We will continue the above example and start a simulation with barite_het, which simulation files can be found in <INSTALL_DIR>/share/poet/barite/barite_het*. As transport a heterogeneous diffusion is used. It's a small 2D grid, 2x5 grid, simulating 50 time steps with a time step size of 100 seconds. To start the simulation with 4 processes cd into your previously installed POET-dir <POET_INSTALL_DIR>/bin and run:

cp ../share/poet/barite/barite_het* .
mpirun -n 4 ./poet barite_het_rt.R barite_het.rds output

After a finished simulation all data generated by POET will be found in the directory output.

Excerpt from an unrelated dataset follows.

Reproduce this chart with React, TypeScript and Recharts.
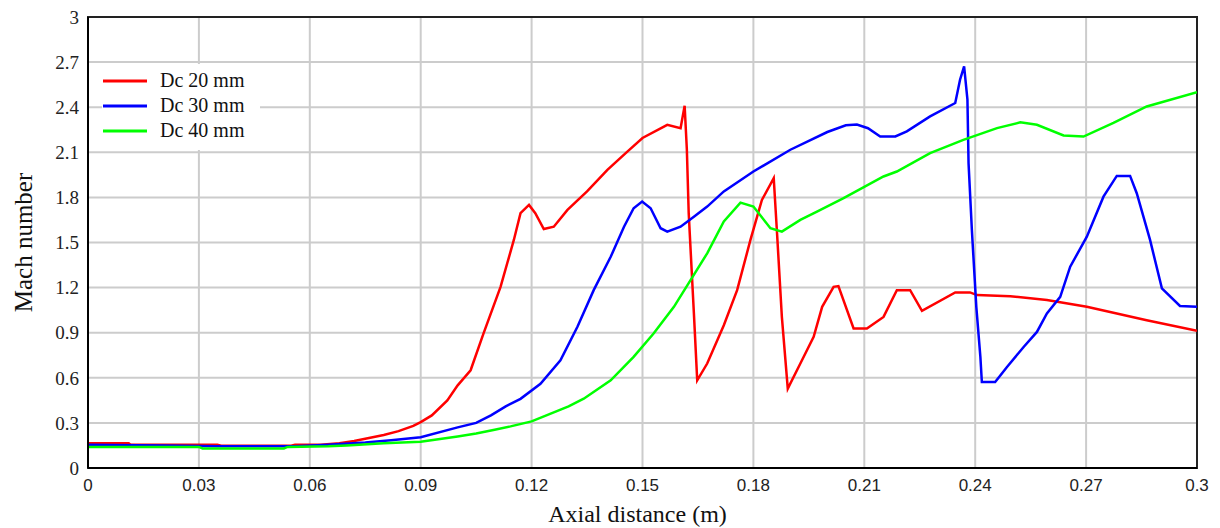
import { CartesianGrid, Legend, Line, LineChart, ReferenceArea, XAxis, YAxis } from "recharts"

document.body.style.margin = "0"

// axial distance (m) and Mach number
const dc20Dist = [
  0, 0.011, 0.0115, 0.035, 0.036, 0.055, 0.056, 0.063, 0.068, 0.072, 0.076, 0.08, 0.084, 0.088, 0.09, 0.093,
  0.0972, 0.1, 0.1035, 0.107, 0.1116, 0.1152, 0.117, 0.1193, 0.121, 0.1233, 0.126, 0.1297, 0.135, 0.1405, 0.1459,
  0.15, 0.1567, 0.1603, 0.1614, 0.162, 0.1625, 0.1639, 0.1648, 0.1675, 0.172, 0.1756, 0.1792, 0.1823, 0.1855,
  0.1864, 0.1877, 0.1893, 0.1927, 0.1963, 0.1986, 0.2017, 0.203, 0.2071, 0.2107, 0.2152, 0.2188, 0.2224, 0.2256,
  0.2346, 0.2386, 0.2405, 0.2495, 0.2594, 0.2702, 0.2864, 0.3,
]
const dc20Mach = [
  0.165, 0.165, 0.155, 0.155, 0.148, 0.148, 0.155, 0.155, 0.165, 0.18, 0.2, 0.22, 0.245, 0.28, 0.305, 0.35,
  0.45, 0.55, 0.65, 0.895, 1.205, 1.517, 1.695, 1.75, 1.695, 1.59, 1.605, 1.717, 1.84, 1.983, 2.105,
  2.195, 2.283, 2.26, 2.41, 2.117, 1.695, 1.03, 0.583, 0.695, 0.95, 1.183, 1.517, 1.783, 1.928,
  1.56, 1.005, 0.528, 0.695, 0.872, 1.072, 1.205, 1.21, 0.928, 0.928, 1.005, 1.183, 1.183, 1.045,
  1.168, 1.168, 1.15, 1.143, 1.117, 1.072, 0.983, 0.912,
]

const dc30Dist = [
  0, 0.02, 0.035, 0.056, 0.065, 0.075, 0.082, 0.09, 0.1, 0.105, 0.109, 0.113, 0.117, 0.1224, 0.1278, 0.1324,
  0.1368, 0.1414, 0.145, 0.1476, 0.1499, 0.1522, 0.1549, 0.1567, 0.1603, 0.1639, 0.1675, 0.172, 0.18, 0.19, 0.2,
  0.205, 0.208, 0.211, 0.2143, 0.2184, 0.2215, 0.2278, 0.2346, 0.2359, 0.237, 0.2379, 0.2382, 0.2391, 0.2403,
  0.2414, 0.2418, 0.2454, 0.2486, 0.2531, 0.2567, 0.2594, 0.263, 0.2657, 0.2702, 0.2747, 0.2783, 0.2819, 0.2837,
  0.2873, 0.2905, 0.2954, 0.3,
]
const dc30Mach = [
  0.155, 0.15, 0.145, 0.145, 0.155, 0.17, 0.185, 0.205, 0.27, 0.3, 0.35, 0.41, 0.46, 0.56, 0.717, 0.939,
  1.183, 1.405, 1.605, 1.728, 1.772, 1.728, 1.595, 1.572, 1.605, 1.672, 1.739, 1.84, 1.972, 2.117, 2.235,
  2.28, 2.285, 2.26, 2.205, 2.205, 2.239, 2.339, 2.428, 2.583, 2.672, 2.45, 2.028, 1.583, 1.072,
  0.739, 0.572, 0.572, 0.672, 0.805, 0.905, 1.028, 1.139, 1.339, 1.539, 1.805, 1.943, 1.943, 1.828,
  1.517, 1.195, 1.078, 1.072,
]

const dc40Dist = [
  0, 0.03, 0.031, 0.053, 0.054, 0.065, 0.07, 0.08, 0.09, 0.1, 0.105, 0.11, 0.1143, 0.12, 0.125, 0.13, 0.1341,
  0.1414, 0.1476, 0.153, 0.1585, 0.163, 0.1675, 0.172, 0.1765, 0.18, 0.1846, 0.1877, 0.1927, 0.1972, 0.2044,
  0.2152, 0.2188, 0.2278, 0.2368, 0.2459, 0.2522, 0.2567, 0.2639, 0.2693, 0.2774, 0.2864, 0.3,
]
const dc40Mach = [
  0.14, 0.14, 0.13, 0.13, 0.14, 0.145, 0.15, 0.165, 0.175, 0.21, 0.23, 0.255, 0.277, 0.31, 0.36, 0.41, 0.461,
  0.583, 0.739, 0.895, 1.072, 1.25, 1.428, 1.64, 1.765, 1.739, 1.595, 1.572, 1.65, 1.705, 1.795,
  1.939, 1.972, 2.095, 2.183, 2.261, 2.299, 2.283, 2.212, 2.205, 2.295, 2.405, 2.499,
]

const xTicks = [0, 0.03, 0.06, 0.09, 0.12, 0.15, 0.18, 0.21, 0.24, 0.27, 0.3]
const xTickLabels = ["0", "0.03", "0.06", "0.09", "0.12", "0.15", "0.18", "0.21", "0.24", "0.27", "0.3"]
const yTicks = [0, 0.3, 0.6, 0.9, 1.2, 1.5, 1.8, 2.1, 2.4, 2.7, 3]
const yTickLabels = ["0", "0.3", "0.6", "0.9", "1.2", "1.5", "1.8", "2.1", "2.4", "2.7", "3"]

const zip = (xs: number[], ys: number[]) => xs.map((x, i) => ({ x, y: ys[i] }))

const series = [
  { name: "Dc 20 mm", color: "#ff0000", data: zip(dc20Dist, dc20Mach) },
  { name: "Dc 30 mm", color: "#0000ff", data: zip(dc30Dist, dc30Mach) },
  { name: "Dc 40 mm", color: "#00ff00", data: zip(dc40Dist, dc40Mach) },
]

const renderLegend = () => (
  <div style={{ background: "#fff", width: 158, height: 86, paddingTop: 4, boxSizing: "border-box" }}>
    {series.map((s) => (
      <div key={s.name} style={{ display: "flex", alignItems: "center", height: 25 }}>
        <svg width={44} height={4} style={{ marginLeft: 1 }}>
          <line x1={0} y1={2} x2={44} y2={2} stroke={s.color} strokeWidth={3} />
        </svg>
        <span style={{ marginLeft: 13, fontFamily: "Liberation Serif", fontSize: 20, lineHeight: "25px", color: "#111" }}>
          {s.name}
        </span>
      </div>
    ))}
  </div>
)

export default function App() {
  return (
    <LineChart width={1220} height={528} margin={{ top: 17, right: 23, bottom: 0, left: 0 }}>
      <CartesianGrid stroke="#cccccc" strokeWidth={2} />
      <XAxis
        type="number"
        dataKey="x"
        domain={[0, 0.3]}
        ticks={xTicks}
        interval={0}
        allowDataOverflow
        height={60}
        tickSize={0}
        tickMargin={11}
        tickLine={false}
        axisLine={{ stroke: "#000", strokeWidth: 2 }}
        tickFormatter={(v: number) => xTickLabels[xTicks.indexOf(v)] ?? String(v)}
        tick={{ fontFamily: "Liberation Sans", fontSize: 17, fill: "#222" }}
        label={{
          value: "Axial distance (m)",
          position: "insideBottom",
          offset: 6,
          dx: -5,
          fontFamily: "Liberation Serif",
          fontSize: 24,
          fill: "#111",
        }}
      />
      <YAxis
        type="number"
        domain={[0, 3]}
        ticks={yTicks}
        interval={0}
        allowDataOverflow
        width={88}
        tickSize={0}
        tickMargin={9}
        tickLine={false}
        axisLine={{ stroke: "#000", strokeWidth: 2 }}
        tickFormatter={(v: number) => yTickLabels[yTicks.indexOf(v)] ?? String(v)}
        tick={{ fontFamily: "Liberation Serif", fontSize: 19, fill: "#222" }}
        label={{
          value: "Mach number",
          angle: -90,
          position: "insideLeft",
          offset: 23,
          fontFamily: "Liberation Serif",
          fontSize: 25,
          fill: "#111",
          style: { textAnchor: "middle" },
        }}
      />
      <ReferenceArea x1={0} x2={0.3} y1={0} y2={3} fill="none" stroke="#222" strokeWidth={2} />
      <Legend
        layout="vertical"
        align="center"
        verticalAlign="middle"
        content={renderLegend}
        wrapperStyle={{ left: 102, top: 64, width: 158 }}
      />
      {series.map((s) => (
        <Line
          key={s.name}
          data={s.data}
          dataKey="y"
          name={s.name}
          type="linear"
          stroke={s.color}
          strokeWidth={2.5}
          dot={false}
          activeDot={false}
          isAnimationActive={false}
        />
      ))}
    </LineChart>
  )
}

You might want to use the DHT to cache previously simulated data and reuse them in further time-steps. Just append --dht to the options of POET to activate the usage of the DHT. Also, after each iteration a DHT snapshot shall be produced. This is done by appending the --dht-snaps=<value> option. The resulting call would look like this:

mpirun -n 4 ./poet --dht --dht-snaps=2 barite_het_rt.R barite_het.rds output

Defining a model

In order to provide a model to POET, you need to setup a R script which can then be used by poet_init to generate the simulation input. Which parameters are required can be found in the Wiki. We try to keep the document up-to-date. However, if you encounter missing information or need help, please get in touch with us via the issue tracker or E-Mail.

poet_init can be used as follows:

./poet_init [-o, --output output_file] [-s, --setwd]  <script.R>

where:

  • output - name of the output file (defaults to the input file name with the extension .rds)
  • setwd - set the working directory to the directory of the input file (e.g. to allow relative paths in the input script). However, the output file will be stored in the directory from which poet_init was called.

About the usage of MPI_Wtime()

Implemented time measurement functions uses MPI_Wtime(). Some important information from the OpenMPI Man Page:

For example, on platforms that support it, the clock_gettime() function will be used to obtain a monotonic clock value with whatever precision is supported on that platform (e.g., nanoseconds).